• WHAT TO PRODUCE: Reproduce all the lines below exactly and omit the images.

## begin RECORDED INFORMATION

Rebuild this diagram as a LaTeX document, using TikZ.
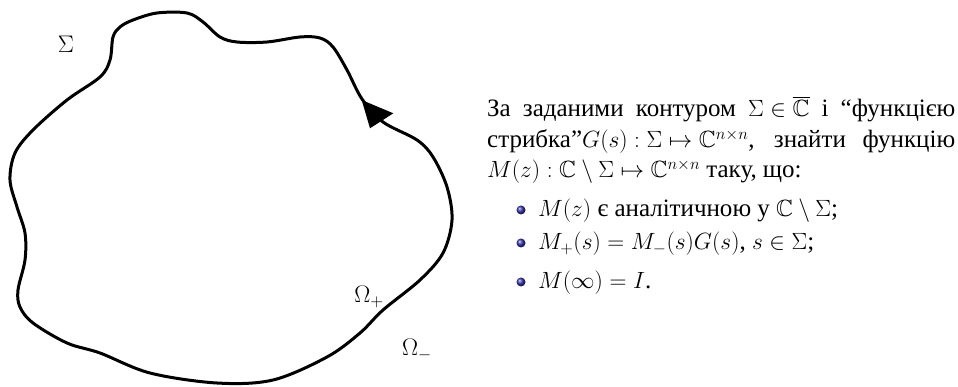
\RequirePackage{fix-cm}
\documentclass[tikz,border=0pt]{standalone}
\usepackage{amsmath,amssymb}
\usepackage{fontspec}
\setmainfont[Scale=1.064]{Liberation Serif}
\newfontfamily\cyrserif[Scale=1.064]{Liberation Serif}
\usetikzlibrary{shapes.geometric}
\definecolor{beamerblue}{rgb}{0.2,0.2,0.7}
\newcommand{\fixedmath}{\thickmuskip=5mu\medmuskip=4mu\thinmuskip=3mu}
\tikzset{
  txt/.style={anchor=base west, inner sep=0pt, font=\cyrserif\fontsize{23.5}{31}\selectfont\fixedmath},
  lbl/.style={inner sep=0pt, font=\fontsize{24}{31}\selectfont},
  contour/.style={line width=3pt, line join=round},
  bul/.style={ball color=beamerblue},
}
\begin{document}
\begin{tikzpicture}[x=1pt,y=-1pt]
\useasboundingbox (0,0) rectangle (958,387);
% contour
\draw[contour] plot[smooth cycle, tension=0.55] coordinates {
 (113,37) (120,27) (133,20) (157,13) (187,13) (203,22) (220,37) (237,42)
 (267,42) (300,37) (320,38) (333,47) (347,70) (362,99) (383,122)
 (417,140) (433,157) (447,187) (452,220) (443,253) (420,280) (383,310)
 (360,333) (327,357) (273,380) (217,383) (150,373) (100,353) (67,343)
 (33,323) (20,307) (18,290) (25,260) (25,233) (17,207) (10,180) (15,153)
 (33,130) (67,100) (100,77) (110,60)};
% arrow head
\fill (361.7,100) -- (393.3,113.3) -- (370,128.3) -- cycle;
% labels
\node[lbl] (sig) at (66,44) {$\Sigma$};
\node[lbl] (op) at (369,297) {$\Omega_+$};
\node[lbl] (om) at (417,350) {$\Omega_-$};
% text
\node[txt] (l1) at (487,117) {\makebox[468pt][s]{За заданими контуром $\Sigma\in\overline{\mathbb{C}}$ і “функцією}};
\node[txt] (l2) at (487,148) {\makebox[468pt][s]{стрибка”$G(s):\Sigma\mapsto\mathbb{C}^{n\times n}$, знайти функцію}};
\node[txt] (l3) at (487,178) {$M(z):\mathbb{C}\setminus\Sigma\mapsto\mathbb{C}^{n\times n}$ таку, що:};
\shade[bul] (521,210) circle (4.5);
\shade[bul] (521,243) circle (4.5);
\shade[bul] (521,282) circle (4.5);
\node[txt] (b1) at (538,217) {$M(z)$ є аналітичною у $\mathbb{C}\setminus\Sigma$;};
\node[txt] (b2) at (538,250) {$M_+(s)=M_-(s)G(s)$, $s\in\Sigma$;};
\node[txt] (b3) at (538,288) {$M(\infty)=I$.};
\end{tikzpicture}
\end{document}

## end RECORDED INFORMATION

• ANSWER TO THIS EXERCISE:
Rebuild this diagram as a LaTeX document, using TikZ.
\RequirePackage{fix-cm}
\documentclass[tikz,border=0pt]{standalone}
\usepackage{amsmath,amssymb}
\usepackage{fontspec}
\setmainfont[Scale=1.064]{Liberation Serif}
\newfontfamily\cyrserif[Scale=1.064]{Liberation Serif}
\usetikzlibrary{shapes.geometric}
\definecolor{beamerblue}{rgb}{0.2,0.2,0.7}
\newcommand{\fixedmath}{\thickmuskip=5mu\medmuskip=4mu\thinmuskip=3mu}
\tikzset{
  txt/.style={anchor=base west, inner sep=0pt, font=\cyrserif\fontsize{23.5}{31}\selectfont\fixedmath},
  lbl/.style={inner sep=0pt, font=\fontsize{24}{31}\selectfont},
  contour/.style={line width=3pt, line join=round},
  bul/.style={ball color=beamerblue},
}
\begin{document}
\begin{tikzpicture}[x=1pt,y=-1pt]
\useasboundingbox (0,0) rectangle (958,387);
% contour
\draw[contour] plot[smooth cycle, tension=0.55] coordinates {
 (113,37) (120,27) (133,20) (157,13) (187,13) (203,22) (220,37) (237,42)
 (267,42) (300,37) (320,38) (333,47) (347,70) (362,99) (383,122)
 (417,140) (433,157) (447,187) (452,220) (443,253) (420,280) (383,310)
 (360,333) (327,357) (273,380) (217,383) (150,373) (100,353) (67,343)
 (33,323) (20,307) (18,290) (25,260) (25,233) (17,207) (10,180) (15,153)
 (33,130) (67,100) (100,77) (110,60)};
% arrow head
\fill (361.7,100) -- (393.3,113.3) -- (370,128.3) -- cycle;
% labels
\node[lbl] (sig) at (66,44) {$\Sigma$};
\node[lbl] (op) at (369,297) {$\Omega_+$};
\node[lbl] (om) at (417,350) {$\Omega_-$};
% text
\node[txt] (l1) at (487,117) {\makebox[468pt][s]{За заданими контуром $\Sigma\in\overline{\mathbb{C}}$ і “функцією}};
\node[txt] (l2) at (487,148) {\makebox[468pt][s]{стрибка”$G(s):\Sigma\mapsto\mathbb{C}^{n\times n}$, знайти функцію}};
\node[txt] (l3) at (487,178) {$M(z):\mathbb{C}\setminus\Sigma\mapsto\mathbb{C}^{n\times n}$ таку, що:};
\shade[bul] (521,210) circle (4.5);
\shade[bul] (521,243) circle (4.5);
\shade[bul] (521,282) circle (4.5);
\node[txt] (b1) at (538,217) {$M(z)$ є аналітичною у $\mathbb{C}\setminus\Sigma$;};
\node[txt] (b2) at (538,250) {$M_+(s)=M_-(s)G(s)$, $s\in\Sigma$;};
\node[txt] (b3) at (538,288) {$M(\infty)=I$.};
\end{tikzpicture}
\end{document}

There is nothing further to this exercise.